Every year, nearly 75% of Americans get a tax refund. About a third of people save it, and nearly a quarter pay down debt. Smart! Investing in your home is another great way to make the most of your refund.
Here are six ways to consider putting your tax refund into your home this year. Most of them pay off both now and later.
1. Make repairs
If you’ve got a list of repairs, now’s the time to cross off your top to-dos.
It’s easy to fall behind on home maintenance. Yet maintenance is critical to protecting the wealth you’re building in your home. The sooner you get to that leaky roof or peeling paint, the less it costs to fix.
For example, repairing a small leak in your roof might cost $350 to $1,400. If it gets bad enough to damage a wall or ceiling, though, that could double.
2. Build up your maintenance fund
Peace of mind is having money saved for both regular upkeep and surprise repairs. A HomeAdvisor survey found that 1 in 3 homeowners did an emergency project in the course of a year.
As a starting point, one rule of thumb is to save 1% to 3% of your home’s purchase price every year. That’s about $2,500 to $8,000 for a $260,000 home. Your tax refund can jump-start your savings.
Some of the most common things homeowners have to repair or replace:
- Heating and cooling equipment
- Hot water heater
3. Boost energy efficiency
Heating, cooling, and electric bills really add up.
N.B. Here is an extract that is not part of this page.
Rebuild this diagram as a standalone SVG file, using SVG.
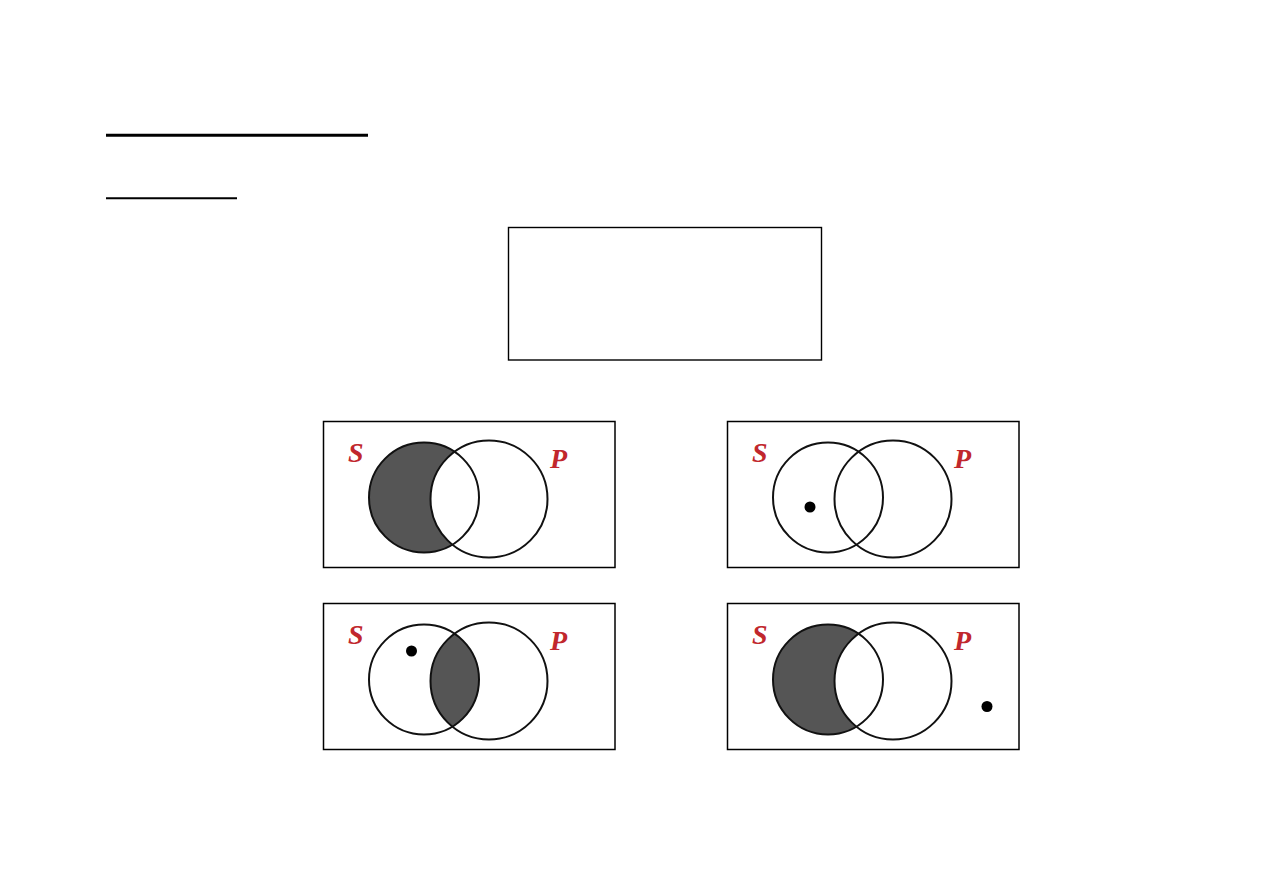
<svg xmlns="http://www.w3.org/2000/svg" xmlns:xlink="http://www.w3.org/1999/xlink" width="1263" height="893" viewBox="0 0 1263 893">
<style>
.frame{fill:#fff;stroke:#000;stroke-width:1.5}
.circ{fill:none;stroke:#111;stroke-width:2}
.shade{fill:#555}
.lbl{font-family:"Liberation Serif",serif;font-style:italic;font-weight:bold;font-size:28px;fill:#c1272d}
.dot{fill:#000}
</style>
<defs>
<clipPath id="clipS"><circle cx="424" cy="497.5" r="55"/></clipPath>
<g id="base">
<rect class="frame" x="323.5" y="421.5" width="291.5" height="146"/>
<text class="lbl" x="348" y="462">S</text>
<text class="lbl" x="550" y="468">P</text>
</g>
<g id="circles">
<circle class="circ" cx="424" cy="497.5" r="55"/>
<circle class="circ" cx="489" cy="499" r="58.5"/>
</g>
</defs>
<g id="title-rules">
<line x1="106" y1="135.3" x2="368" y2="135.3" stroke="#000" stroke-width="3"/>
<line x1="106" y1="198.2" x2="237" y2="198.2" stroke="#000" stroke-width="2"/>
</g>
<g id="empty-box">
<rect x="508.5" y="227.5" width="313" height="132.5" fill="#fff" stroke="#000" stroke-width="1.4"/>
</g>
<g id="panel-A">
<use xlink:href="#base"/>
<circle class="shade" cx="424" cy="497.5" r="55"/>
<circle cx="489" cy="499" r="58.5" fill="#fff"/>
<use xlink:href="#circles"/>
</g>
<g id="panel-I" transform="translate(404,0)">
<use xlink:href="#base"/>
<use xlink:href="#circles"/>
<circle class="dot" cx="406" cy="507" r="5.5"/>
</g>
<g id="panel-O" transform="translate(0,182)">
<use xlink:href="#base"/>
<circle class="shade" cx="489" cy="499" r="58.5" clip-path="url(#clipS)"/>
<use xlink:href="#circles"/>
<circle class="dot" cx="411.5" cy="469" r="5.5"/>
</g>
<g id="panel-E" transform="translate(404,182)">
<use xlink:href="#base"/>
<circle class="shade" cx="424" cy="497.5" r="55"/>
<circle cx="489" cy="499" r="58.5" fill="#fff"/>
<use xlink:href="#circles"/>
<circle class="dot" cx="583" cy="524.5" r="5.5"/>
</g>
<g id="connectors"></g>
</svg>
To save money every month, improve your home’s efficiency. You’ll protect yourself from future cost increases too.
Consider things like air sealing, insulation, new windows, an efficient water heater, or a better heating system.
Keep in mind that you can claim tax credits for the cost of certain energy improvements.
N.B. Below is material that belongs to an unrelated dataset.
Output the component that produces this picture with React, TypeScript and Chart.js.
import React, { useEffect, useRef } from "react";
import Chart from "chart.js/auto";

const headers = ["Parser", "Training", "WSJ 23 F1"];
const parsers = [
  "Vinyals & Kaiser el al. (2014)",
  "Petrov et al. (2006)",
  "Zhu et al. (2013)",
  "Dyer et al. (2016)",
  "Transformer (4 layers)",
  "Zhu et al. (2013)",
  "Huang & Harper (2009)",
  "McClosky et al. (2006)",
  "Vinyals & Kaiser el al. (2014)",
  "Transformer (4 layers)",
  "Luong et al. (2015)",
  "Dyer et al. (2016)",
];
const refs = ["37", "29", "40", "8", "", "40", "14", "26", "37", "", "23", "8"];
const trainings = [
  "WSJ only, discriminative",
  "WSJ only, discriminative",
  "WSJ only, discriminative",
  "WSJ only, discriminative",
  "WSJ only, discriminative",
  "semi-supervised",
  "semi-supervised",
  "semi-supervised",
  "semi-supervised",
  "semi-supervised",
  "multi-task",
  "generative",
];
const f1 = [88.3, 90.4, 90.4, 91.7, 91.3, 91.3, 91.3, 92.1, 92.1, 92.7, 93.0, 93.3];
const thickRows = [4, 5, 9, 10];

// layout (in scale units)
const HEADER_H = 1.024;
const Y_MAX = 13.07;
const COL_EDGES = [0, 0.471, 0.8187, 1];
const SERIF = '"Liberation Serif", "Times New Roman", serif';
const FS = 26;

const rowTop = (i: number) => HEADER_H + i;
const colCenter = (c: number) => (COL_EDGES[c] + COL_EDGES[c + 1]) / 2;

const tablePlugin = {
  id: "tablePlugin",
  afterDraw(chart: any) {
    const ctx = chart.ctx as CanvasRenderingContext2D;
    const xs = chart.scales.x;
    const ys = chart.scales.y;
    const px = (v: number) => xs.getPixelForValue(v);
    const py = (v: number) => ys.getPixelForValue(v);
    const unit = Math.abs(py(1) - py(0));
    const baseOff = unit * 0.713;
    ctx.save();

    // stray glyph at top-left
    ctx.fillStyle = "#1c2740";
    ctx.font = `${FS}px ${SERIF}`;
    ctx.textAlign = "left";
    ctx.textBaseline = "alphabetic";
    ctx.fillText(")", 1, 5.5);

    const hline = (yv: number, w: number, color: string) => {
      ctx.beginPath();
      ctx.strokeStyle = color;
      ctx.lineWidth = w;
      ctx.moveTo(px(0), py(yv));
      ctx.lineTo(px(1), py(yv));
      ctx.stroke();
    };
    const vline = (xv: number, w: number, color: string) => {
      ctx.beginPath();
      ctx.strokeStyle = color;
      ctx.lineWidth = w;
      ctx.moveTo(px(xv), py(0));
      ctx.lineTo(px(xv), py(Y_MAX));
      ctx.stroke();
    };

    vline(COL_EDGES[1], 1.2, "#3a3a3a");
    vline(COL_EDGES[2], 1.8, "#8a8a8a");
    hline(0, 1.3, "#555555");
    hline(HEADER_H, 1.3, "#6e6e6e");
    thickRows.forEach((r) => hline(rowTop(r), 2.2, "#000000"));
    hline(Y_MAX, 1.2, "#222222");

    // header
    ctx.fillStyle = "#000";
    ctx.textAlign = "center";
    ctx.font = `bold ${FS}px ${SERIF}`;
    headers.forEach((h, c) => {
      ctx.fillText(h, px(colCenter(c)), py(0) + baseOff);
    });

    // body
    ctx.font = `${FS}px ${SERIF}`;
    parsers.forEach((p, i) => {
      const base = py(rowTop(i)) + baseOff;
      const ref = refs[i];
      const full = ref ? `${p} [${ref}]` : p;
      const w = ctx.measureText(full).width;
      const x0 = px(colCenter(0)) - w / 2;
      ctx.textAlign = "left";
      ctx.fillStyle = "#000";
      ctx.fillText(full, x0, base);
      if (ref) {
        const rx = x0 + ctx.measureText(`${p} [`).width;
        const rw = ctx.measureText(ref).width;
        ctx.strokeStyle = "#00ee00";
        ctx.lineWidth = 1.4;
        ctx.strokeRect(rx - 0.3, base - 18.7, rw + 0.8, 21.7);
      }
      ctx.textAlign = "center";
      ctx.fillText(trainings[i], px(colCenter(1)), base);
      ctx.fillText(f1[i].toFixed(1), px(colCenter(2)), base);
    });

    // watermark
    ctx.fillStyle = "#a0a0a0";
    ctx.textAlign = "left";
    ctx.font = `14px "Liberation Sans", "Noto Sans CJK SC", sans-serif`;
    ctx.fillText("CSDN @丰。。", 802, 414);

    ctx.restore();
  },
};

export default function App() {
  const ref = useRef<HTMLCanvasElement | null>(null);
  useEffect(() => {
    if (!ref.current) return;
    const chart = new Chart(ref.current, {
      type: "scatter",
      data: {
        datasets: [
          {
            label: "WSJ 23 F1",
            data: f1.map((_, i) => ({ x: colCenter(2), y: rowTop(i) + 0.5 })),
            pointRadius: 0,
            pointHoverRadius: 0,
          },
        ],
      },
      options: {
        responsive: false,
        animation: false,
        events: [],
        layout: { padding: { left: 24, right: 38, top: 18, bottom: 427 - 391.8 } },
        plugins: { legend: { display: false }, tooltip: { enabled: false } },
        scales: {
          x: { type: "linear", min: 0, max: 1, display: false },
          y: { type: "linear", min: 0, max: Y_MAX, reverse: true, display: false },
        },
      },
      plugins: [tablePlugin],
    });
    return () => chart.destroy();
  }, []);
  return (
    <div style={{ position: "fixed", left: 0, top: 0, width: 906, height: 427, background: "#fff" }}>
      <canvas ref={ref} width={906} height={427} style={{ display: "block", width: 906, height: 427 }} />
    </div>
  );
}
For details, go to IRS.gov and search for “energy credits.”
To get started, look into an energy audit. Your utility company or state might offer free basic audits. Before making a big investment, consider hiring an auditor certified by the Building Performance Institute for the Residential Energy Services Network (RESNET).
4. Make an extra payment on principal
The interest on a 30-year mortgage often doubles the cost of a home. Extra payments on principal can save you thousands in interest, especially in the early years of homeownership. You’ll pay off your mortgage sooner too.
For example, let’s say you have a $250,000, 30-year loan at 4.5%. With an extra $2,000 payment toward principal one year into the loan, you save $6,000 in interest. And you pay off your home 5 months early.
TIP: Use your tax refund to get rid of PMI
Once you reach 20% in equity, you can cancel private mortgage insurance (PMI). That day comes sooner with extra payments on principal. Using a windfall like a tax refund can bring an immediate payback.
5. Invest in curb appeal
Curb appeal is a major factor in your home’s market value. So exterior projects almost always give you a solid return on investment. Besides, it’s great to walk up to your own home and think, wow, what a nice place!
What would boost your home’s curb appeal the most? Fresh paint? Front-yard landscaping? A more inviting entry? A new garage door?
6. Pay closing costs on a refi
Refinancing your mortgage at a lower interest rate reduces your monthly payment. You also save thousands in interest over the life of the loan.
To get the new loan, though, you have to pay closing costs. They range from 2% to 6% of the loan amount. Lack of cash is one of the biggest reasons homeowners miss out on refinancing.
For most homeowners, it’s time to refinance if interest rates drop a full point below their original rate.